**Records to process**
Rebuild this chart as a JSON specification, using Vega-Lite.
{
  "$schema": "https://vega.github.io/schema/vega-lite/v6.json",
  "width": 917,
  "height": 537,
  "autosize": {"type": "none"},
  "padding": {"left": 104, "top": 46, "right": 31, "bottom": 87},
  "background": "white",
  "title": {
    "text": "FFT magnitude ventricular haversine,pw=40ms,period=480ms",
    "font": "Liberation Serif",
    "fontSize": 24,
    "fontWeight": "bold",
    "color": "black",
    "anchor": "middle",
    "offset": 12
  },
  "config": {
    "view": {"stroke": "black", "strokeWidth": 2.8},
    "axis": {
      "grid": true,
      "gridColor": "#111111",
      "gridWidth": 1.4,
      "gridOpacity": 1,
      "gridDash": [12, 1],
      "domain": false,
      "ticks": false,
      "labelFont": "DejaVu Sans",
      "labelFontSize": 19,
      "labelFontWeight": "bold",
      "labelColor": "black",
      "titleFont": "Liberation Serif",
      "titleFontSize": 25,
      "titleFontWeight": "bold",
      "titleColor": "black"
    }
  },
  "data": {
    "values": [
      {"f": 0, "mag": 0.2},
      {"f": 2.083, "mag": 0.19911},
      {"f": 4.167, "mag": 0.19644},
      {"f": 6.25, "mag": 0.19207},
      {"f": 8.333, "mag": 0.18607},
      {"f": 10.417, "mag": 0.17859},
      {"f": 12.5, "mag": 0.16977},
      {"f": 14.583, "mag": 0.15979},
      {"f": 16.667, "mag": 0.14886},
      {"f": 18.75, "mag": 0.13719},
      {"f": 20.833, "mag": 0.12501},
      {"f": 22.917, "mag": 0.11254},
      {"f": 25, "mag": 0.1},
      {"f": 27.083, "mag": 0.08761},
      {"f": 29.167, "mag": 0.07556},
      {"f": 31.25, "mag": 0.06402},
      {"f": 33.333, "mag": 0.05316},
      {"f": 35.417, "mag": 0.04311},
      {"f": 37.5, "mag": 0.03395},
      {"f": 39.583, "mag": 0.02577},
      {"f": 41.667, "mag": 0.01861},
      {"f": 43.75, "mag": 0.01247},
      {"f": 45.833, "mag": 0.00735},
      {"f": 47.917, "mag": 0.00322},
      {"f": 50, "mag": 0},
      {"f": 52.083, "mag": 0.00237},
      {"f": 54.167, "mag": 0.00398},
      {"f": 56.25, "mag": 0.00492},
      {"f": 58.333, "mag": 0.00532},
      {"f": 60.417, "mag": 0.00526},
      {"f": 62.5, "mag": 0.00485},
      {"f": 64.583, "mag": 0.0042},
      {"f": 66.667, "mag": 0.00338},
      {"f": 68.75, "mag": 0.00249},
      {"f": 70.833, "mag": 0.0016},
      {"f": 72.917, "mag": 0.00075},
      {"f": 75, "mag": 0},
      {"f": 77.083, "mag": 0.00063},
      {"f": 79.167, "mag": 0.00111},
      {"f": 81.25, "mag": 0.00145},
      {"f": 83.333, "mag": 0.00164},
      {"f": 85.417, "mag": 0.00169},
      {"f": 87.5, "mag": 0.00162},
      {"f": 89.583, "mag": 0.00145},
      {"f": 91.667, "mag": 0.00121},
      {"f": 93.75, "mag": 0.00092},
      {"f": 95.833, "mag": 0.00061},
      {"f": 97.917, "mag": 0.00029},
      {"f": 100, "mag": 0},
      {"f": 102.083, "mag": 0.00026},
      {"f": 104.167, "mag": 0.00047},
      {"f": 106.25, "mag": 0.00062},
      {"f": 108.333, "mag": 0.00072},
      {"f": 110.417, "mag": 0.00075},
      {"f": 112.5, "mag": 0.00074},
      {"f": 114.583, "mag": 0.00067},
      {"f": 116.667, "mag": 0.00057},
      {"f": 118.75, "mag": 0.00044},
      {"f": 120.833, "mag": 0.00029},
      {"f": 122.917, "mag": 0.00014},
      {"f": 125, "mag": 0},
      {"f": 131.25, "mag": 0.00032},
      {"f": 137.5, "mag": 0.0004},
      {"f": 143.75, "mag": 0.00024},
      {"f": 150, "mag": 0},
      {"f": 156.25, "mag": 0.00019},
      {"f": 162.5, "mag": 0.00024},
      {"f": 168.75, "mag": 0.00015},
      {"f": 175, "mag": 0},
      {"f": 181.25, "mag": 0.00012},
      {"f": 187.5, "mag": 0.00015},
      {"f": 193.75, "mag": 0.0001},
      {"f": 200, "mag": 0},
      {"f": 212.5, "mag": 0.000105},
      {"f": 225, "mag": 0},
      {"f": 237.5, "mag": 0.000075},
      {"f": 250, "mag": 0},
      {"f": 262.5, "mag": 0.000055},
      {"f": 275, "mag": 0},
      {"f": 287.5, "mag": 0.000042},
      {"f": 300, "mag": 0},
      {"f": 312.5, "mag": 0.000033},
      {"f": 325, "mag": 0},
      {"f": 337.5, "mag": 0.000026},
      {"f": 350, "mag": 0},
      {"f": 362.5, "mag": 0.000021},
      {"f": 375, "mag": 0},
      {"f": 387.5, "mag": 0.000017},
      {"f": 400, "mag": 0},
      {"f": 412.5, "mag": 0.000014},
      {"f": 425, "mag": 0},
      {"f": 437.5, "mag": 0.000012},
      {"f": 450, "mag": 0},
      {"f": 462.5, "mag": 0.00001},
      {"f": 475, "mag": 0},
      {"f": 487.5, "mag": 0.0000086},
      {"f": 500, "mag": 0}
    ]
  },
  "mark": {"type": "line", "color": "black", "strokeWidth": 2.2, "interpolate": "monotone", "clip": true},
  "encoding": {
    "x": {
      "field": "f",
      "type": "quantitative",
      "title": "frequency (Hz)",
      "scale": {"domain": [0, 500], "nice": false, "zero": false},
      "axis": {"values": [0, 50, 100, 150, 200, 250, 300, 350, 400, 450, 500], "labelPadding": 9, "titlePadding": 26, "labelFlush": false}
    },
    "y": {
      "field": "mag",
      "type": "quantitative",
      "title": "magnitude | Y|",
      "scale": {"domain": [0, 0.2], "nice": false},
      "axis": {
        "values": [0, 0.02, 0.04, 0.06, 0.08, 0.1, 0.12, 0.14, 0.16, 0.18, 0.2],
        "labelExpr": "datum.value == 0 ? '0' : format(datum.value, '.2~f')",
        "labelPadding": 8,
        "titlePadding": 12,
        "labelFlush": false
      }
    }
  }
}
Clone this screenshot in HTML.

**What is expected**
Repeat back the data above, exact to the last character.

**Problem solution**
Rebuild this chart as a JSON specification, using Vega-Lite.
{
  "$schema": "https://vega.github.io/schema/vega-lite/v6.json",
  "width": 917,
  "height": 537,
  "autosize": {"type": "none"},
  "padding": {"left": 104, "top": 46, "right": 31, "bottom": 87},
  "background": "white",
  "title": {
    "text": "FFT magnitude ventricular haversine,pw=40ms,period=480ms",
    "font": "Liberation Serif",
    "fontSize": 24,
    "fontWeight": "bold",
    "color": "black",
    "anchor": "middle",
    "offset": 12
  },
  "config": {
    "view": {"stroke": "black", "strokeWidth": 2.8},
    "axis": {
      "grid": true,
      "gridColor": "#111111",
      "gridWidth": 1.4,
      "gridOpacity": 1,
      "gridDash": [12, 1],
      "domain": false,
      "ticks": false,
      "labelFont": "DejaVu Sans",
      "labelFontSize": 19,
      "labelFontWeight": "bold",
      "labelColor": "black",
      "titleFont": "Liberation Serif",
      "titleFontSize": 25,
      "titleFontWeight": "bold",
      "titleColor": "black"
    }
  },
  "data": {
    "values": [
      {"f": 0, "mag": 0.2},
      {"f": 2.083, "mag": 0.19911},
      {"f": 4.167, "mag": 0.19644},
      {"f": 6.25, "mag": 0.19207},
      {"f": 8.333, "mag": 0.18607},
      {"f": 10.417, "mag": 0.17859},
      {"f": 12.5, "mag": 0.16977},
      {"f": 14.583, "mag": 0.15979},
      {"f": 16.667, "mag": 0.14886},
      {"f": 18.75, "mag": 0.13719},
      {"f": 20.833, "mag": 0.12501},
      {"f": 22.917, "mag": 0.11254},
      {"f": 25, "mag": 0.1},
      {"f": 27.083, "mag": 0.08761},
      {"f": 29.167, "mag": 0.07556},
      {"f": 31.25, "mag": 0.06402},
      {"f": 33.333, "mag": 0.05316},
      {"f": 35.417, "mag": 0.04311},
      {"f": 37.5, "mag": 0.03395},
      {"f": 39.583, "mag": 0.02577},
      {"f": 41.667, "mag": 0.01861},
      {"f": 43.75, "mag": 0.01247},
      {"f": 45.833, "mag": 0.00735},
      {"f": 47.917, "mag": 0.00322},
      {"f": 50, "mag": 0},
      {"f": 52.083, "mag": 0.00237},
      {"f": 54.167, "mag": 0.00398},
      {"f": 56.25, "mag": 0.00492},
      {"f": 58.333, "mag": 0.00532},
      {"f": 60.417, "mag": 0.00526},
      {"f": 62.5, "mag": 0.00485},
      {"f": 64.583, "mag": 0.0042},
      {"f": 66.667, "mag": 0.00338},
      {"f": 68.75, "mag": 0.00249},
      {"f": 70.833, "mag": 0.0016},
      {"f": 72.917, "mag": 0.00075},
      {"f": 75, "mag": 0},
      {"f": 77.083, "mag": 0.00063},
      {"f": 79.167, "mag": 0.00111},
      {"f": 81.25, "mag": 0.00145},
      {"f": 83.333, "mag": 0.00164},
      {"f": 85.417, "mag": 0.00169},
      {"f": 87.5, "mag": 0.00162},
      {"f": 89.583, "mag": 0.00145},
      {"f": 91.667, "mag": 0.00121},
      {"f": 93.75, "mag": 0.00092},
      {"f": 95.833, "mag": 0.00061},
      {"f": 97.917, "mag": 0.00029},
      {"f": 100, "mag": 0},
      {"f": 102.083, "mag": 0.00026},
      {"f": 104.167, "mag": 0.00047},
      {"f": 106.25, "mag": 0.00062},
      {"f": 108.333, "mag": 0.00072},
      {"f": 110.417, "mag": 0.00075},
      {"f": 112.5, "mag": 0.00074},
      {"f": 114.583, "mag": 0.00067},
      {"f": 116.667, "mag": 0.00057},
      {"f": 118.75, "mag": 0.00044},
      {"f": 120.833, "mag": 0.00029},
      {"f": 122.917, "mag": 0.00014},
      {"f": 125, "mag": 0},
      {"f": 131.25, "mag": 0.00032},
      {"f": 137.5, "mag": 0.0004},
      {"f": 143.75, "mag": 0.00024},
      {"f": 150, "mag": 0},
      {"f": 156.25, "mag": 0.00019},
      {"f": 162.5, "mag": 0.00024},
      {"f": 168.75, "mag": 0.00015},
      {"f": 175, "mag": 0},
      {"f": 181.25, "mag": 0.00012},
      {"f": 187.5, "mag": 0.00015},
      {"f": 193.75, "mag": 0.0001},
      {"f": 200, "mag": 0},
      {"f": 212.5, "mag": 0.000105},
      {"f": 225, "mag": 0},
      {"f": 237.5, "mag": 0.000075},
      {"f": 250, "mag": 0},
      {"f": 262.5, "mag": 0.000055},
      {"f": 275, "mag": 0},
      {"f": 287.5, "mag": 0.000042},
      {"f": 300, "mag": 0},
      {"f": 312.5, "mag": 0.000033},
      {"f": 325, "mag": 0},
      {"f": 337.5, "mag": 0.000026},
      {"f": 350, "mag": 0},
      {"f": 362.5, "mag": 0.000021},
      {"f": 375, "mag": 0},
      {"f": 387.5, "mag": 0.000017},
      {"f": 400, "mag": 0},
      {"f": 412.5, "mag": 0.000014},
      {"f": 425, "mag": 0},
      {"f": 437.5, "mag": 0.000012},
      {"f": 450, "mag": 0},
      {"f": 462.5, "mag": 0.00001},
      {"f": 475, "mag": 0},
      {"f": 487.5, "mag": 0.0000086},
      {"f": 500, "mag": 0}
    ]
  },
  "mark": {"type": "line", "color": "black", "strokeWidth": 2.2, "interpolate": "monotone", "clip": true},
  "encoding": {
    "x": {
      "field": "f",
      "type": "quantitative",
      "title": "frequency (Hz)",
      "scale": {"domain": [0, 500], "nice": false, "zero": false},
      "axis": {"values": [0, 50, 100, 150, 200, 250, 300, 350, 400, 450, 500], "labelPadding": 9, "titlePadding": 26, "labelFlush": false}
    },
    "y": {
      "field": "mag",
      "type": "quantitative",
      "title": "magnitude | Y|",
      "scale": {"domain": [0, 0.2], "nice": false},
      "axis": {
        "values": [0, 0.02, 0.04, 0.06, 0.08, 0.1, 0.12, 0.14, 0.16, 0.18, 0.2],
        "labelExpr": "datum.value == 0 ? '0' : format(datum.value, '.2~f')",
        "labelPadding": 8,
        "titlePadding": 12,
        "labelFlush": false
      }
    }
  }
}
Clone this screenshot in HTML.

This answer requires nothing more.